The glowing press Mulletfest generated when it was announced raised expectations for a bumper event. But the real test was always going to come on the day. At Kariong, an hour down the Pacific Highway, John Farnham – Australia’s King Mullet himself – is headlining the Red Hot Summer festival, with Daryl Braithwaite in support. Being double-booked against that kind of star power is a big ask. Would internet and media hype translate into mullets on the ground?
As it turns out, yes. Kurri Kurri called, and they answered. In the Chelmsford hotel’s beer garden, a concrete and corrugated iron annex with a Bundaberg Rum polar bear feature wall and no air conditioning, mullets of every stripe have come. Blond surfie mullets; greasy biker mullets; filthy dreadlocked mullets. Achingly sculpted, or boldly free-flowing. Vigorously shampooed or proudly unwashed. Punk and bogan and hipster.

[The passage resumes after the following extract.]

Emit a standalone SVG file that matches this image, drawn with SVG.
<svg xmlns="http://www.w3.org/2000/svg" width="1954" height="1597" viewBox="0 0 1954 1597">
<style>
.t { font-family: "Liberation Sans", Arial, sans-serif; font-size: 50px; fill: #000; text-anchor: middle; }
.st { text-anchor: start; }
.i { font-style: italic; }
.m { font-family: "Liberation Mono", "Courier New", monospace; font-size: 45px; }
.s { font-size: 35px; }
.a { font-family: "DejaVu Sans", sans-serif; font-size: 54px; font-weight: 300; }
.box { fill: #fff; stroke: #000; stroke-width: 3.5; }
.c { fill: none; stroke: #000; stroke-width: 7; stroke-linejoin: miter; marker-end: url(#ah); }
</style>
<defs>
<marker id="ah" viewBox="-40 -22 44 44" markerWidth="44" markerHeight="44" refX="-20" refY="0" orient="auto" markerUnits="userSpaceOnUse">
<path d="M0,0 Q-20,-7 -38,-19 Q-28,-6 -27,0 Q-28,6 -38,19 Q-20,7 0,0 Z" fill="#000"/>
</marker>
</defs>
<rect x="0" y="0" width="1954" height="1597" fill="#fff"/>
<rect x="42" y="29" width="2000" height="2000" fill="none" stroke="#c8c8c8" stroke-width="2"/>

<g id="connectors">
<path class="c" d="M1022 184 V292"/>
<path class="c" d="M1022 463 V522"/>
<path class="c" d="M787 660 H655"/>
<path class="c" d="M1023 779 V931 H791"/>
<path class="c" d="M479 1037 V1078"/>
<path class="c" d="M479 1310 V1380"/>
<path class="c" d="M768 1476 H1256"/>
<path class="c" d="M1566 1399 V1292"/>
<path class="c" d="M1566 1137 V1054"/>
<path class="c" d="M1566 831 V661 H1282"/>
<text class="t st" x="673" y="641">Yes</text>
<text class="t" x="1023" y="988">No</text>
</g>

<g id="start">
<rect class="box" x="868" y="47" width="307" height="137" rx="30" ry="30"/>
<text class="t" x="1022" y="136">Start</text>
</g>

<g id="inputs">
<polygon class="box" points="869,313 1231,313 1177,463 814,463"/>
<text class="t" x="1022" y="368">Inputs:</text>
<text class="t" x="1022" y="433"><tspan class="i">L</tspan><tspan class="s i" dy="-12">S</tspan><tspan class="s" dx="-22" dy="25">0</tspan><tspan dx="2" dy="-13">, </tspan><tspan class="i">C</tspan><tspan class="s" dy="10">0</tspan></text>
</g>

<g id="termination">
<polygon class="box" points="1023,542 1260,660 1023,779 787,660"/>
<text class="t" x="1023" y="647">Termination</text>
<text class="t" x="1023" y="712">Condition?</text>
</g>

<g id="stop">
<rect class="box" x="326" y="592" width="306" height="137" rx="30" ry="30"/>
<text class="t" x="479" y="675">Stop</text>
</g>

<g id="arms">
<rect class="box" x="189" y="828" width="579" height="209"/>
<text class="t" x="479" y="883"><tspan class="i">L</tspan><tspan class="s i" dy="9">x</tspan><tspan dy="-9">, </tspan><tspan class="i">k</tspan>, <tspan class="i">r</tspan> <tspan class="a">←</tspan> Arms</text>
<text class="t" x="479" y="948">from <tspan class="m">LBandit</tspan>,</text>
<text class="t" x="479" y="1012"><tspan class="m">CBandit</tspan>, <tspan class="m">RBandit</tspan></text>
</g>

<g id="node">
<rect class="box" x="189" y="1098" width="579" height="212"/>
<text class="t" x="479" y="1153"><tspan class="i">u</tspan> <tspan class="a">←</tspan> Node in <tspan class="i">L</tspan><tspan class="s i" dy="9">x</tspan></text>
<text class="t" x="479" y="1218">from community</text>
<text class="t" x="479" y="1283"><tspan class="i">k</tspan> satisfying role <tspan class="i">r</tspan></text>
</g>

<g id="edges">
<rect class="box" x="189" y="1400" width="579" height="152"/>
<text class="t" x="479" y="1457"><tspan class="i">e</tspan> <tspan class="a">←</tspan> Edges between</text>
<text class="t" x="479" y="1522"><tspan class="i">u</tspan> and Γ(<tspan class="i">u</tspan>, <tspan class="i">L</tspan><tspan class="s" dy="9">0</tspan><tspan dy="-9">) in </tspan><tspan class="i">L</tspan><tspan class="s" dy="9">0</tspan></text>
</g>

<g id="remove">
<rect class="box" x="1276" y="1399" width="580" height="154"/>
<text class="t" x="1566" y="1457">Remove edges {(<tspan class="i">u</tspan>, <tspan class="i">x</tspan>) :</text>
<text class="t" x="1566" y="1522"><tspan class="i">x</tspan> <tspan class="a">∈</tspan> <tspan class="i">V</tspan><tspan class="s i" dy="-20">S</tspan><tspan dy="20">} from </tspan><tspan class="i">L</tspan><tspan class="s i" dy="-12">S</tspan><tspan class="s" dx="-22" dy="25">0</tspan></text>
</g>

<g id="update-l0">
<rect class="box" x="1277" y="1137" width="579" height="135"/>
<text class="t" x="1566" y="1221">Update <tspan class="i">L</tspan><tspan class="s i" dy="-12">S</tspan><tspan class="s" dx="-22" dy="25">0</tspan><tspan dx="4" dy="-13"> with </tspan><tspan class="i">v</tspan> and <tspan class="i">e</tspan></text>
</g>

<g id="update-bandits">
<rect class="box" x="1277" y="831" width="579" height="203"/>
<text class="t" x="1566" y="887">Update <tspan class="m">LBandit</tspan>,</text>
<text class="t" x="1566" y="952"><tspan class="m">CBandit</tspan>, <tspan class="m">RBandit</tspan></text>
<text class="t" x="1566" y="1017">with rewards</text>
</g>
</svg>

When the contest gets under way at 10.30 in the morning, the pub is already heaving with punters and competitors. In the 35C heat, broiling in the beer garden’s confines, the mullets on display wilt like bedraggled peacocks. Those less interested in formal competition can measure their mullets by buying T-shirts and singlets bearing the official Mullet-Meter: a measuring system running down the back of the shirt ranging from the relatively sedate “neck warmer” through to “Joe Dirt”, “ape drape”, “shagable” and the ultimate length, “lifetime legend”.
Kevin ‘Pappy’ Johnson, 62, an entrant into the everyday mullet category. Photograph: Isabella Moore for the Guardian
First up is the junior mullet category. Contestants: 22. A scrum of mullet-bearing kids trip down an impromptu catwalk formed by the crowd and line up onstage, their hair resplendent. They’re prompted to dance by Karuah cover band the Stunned Mullets – on retainer for the day – striking up Keep Your Hands to Yourself by the Georgia Satellites. They bop eagerly, revelling in the attention – all except a lanky teenager with a lustrous brunette spread who stands stock still, silently mortified as only teenage boys can be.

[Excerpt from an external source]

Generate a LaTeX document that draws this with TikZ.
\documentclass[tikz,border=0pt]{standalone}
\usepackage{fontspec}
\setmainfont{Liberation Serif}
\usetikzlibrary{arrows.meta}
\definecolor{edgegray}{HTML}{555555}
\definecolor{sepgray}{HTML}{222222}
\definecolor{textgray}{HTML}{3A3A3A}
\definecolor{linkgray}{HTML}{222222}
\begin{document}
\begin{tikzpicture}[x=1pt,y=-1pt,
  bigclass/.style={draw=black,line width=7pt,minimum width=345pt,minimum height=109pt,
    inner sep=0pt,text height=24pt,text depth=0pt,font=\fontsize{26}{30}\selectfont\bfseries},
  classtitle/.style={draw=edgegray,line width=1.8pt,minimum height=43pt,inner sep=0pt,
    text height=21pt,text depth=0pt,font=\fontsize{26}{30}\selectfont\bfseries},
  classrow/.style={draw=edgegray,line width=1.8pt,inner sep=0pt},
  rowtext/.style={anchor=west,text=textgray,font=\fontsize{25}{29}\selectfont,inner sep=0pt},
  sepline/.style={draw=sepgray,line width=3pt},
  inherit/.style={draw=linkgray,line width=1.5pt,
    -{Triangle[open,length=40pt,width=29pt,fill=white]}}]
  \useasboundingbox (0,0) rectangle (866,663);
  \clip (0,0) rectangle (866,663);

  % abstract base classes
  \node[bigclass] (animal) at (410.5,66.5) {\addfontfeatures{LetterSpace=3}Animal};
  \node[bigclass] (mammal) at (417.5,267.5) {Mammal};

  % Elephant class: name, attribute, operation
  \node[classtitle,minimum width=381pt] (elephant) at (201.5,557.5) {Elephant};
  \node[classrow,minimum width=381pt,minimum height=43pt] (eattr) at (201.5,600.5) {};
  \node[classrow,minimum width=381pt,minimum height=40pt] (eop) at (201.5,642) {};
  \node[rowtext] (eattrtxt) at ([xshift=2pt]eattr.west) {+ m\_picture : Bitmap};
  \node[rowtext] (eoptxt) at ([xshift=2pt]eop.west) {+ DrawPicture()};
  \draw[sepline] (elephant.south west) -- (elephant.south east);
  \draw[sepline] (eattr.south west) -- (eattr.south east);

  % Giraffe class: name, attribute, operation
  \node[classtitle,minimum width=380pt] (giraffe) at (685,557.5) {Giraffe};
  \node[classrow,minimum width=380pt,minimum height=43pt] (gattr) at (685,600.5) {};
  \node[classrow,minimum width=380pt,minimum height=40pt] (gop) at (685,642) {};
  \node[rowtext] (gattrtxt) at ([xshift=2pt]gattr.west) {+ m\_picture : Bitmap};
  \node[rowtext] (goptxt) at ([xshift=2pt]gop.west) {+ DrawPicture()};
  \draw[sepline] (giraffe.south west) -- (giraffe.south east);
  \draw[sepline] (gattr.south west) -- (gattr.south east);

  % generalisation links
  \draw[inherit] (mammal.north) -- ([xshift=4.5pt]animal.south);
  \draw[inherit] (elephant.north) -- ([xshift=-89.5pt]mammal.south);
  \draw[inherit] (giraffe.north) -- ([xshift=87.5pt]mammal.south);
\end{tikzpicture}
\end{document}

The winner, 12-year-old Alex Keavy, wins on a combination of mullet strength and showmanship. He alone thought to use his mullet to its full potential in the dance-off, moshing theatrically to spread it down his front. He began cultivating the style 18 months ago, because “Dad always used to cut my hair, and it was always terrible”. Alex is gracious in victory, pledging to use some of his $50 prize money to buy his girlfriend a pie. “It’s not a hairstyle, it’s a lifestyle,” he declares. “Thanks to the judges, and to the hotel.”
Alex Keavy, 12, from Mona Vale, was crowned the overall winner of the junior mullet. Photograph: Isabella Moore for the Guardian
The trio of judges sit to one side of the stage, quietly deliberating among themselves. Two of them are openly baffled by the situation they’ve found themselves in. Meryl Swanson, the local Labor MP, has never even had a mullet, although she admits to sporting some big hair in the 80s. “It’s certainly been an eye opener”, she says of the festival. “I’m looking for pride, people embracing the mullet, finding self-worth in it.”
Brett Mullins, a former fullback for the Canberra Raiders and the NSW Blues who owns a gym in town, is similarly bemused at where life has taken him. “They unearthed a photo of me with a mullet from when I was 18, so that was it,” he says. “I have no idea what I’m looking at.”
They largely take their cues from Dan Brown, a Newcastle barista known as the Mullet Lord for obvious reasons. He lists an exhaustive set of criteria he’s checking: “Level of maintenance, split ends, length of time, density, lusciousness,” he rattles off, looking out into the crowd. “Feels good. Like I’m with my tribe.”
Tragically, there is only one entrant in the “ladies’ mullet” category, and she is 11 months old. But the dedication shown by contestants in other rounds makes up the shortfall. Cougar, a 20-year-old sporting a long red number, drove 14 hours from his native Frankston to take part. He drove his ute, licence plate MU113T. “Can’t drive anywhere. Cops see ya, ‘Whoop!’” he complains.
Zac Ralph, 28, from Cardiff, a runner-up in the grubby mullet category. Photograph: Isabella Moore for the Guardian
Laurie Manuele, who travelled from Gippsland and quickly endears himself to the crowd with his pro-mullet speeches, is anointed Mulletfest’s unofficial mascot after it is pointed out he bears a striking resemblance to the festival’s logo. “The mullet will live forever,” he proclaims. “And Kurri Kurri is the home of the mullet!”
But it is someone closer to home who takes the grand prize. Shane “Shagger” Hanrahan of Denman, who has been growing his mullet since 1986, is awarded best mullet by crowd ovation, and delivers a Churchillian address after sculling Jim Beam from his trophy.
“I dunno what to say, I’m fuckin’ pissed,” he tells the crowd. “Rock on! Fuck you! Fuck youse all!”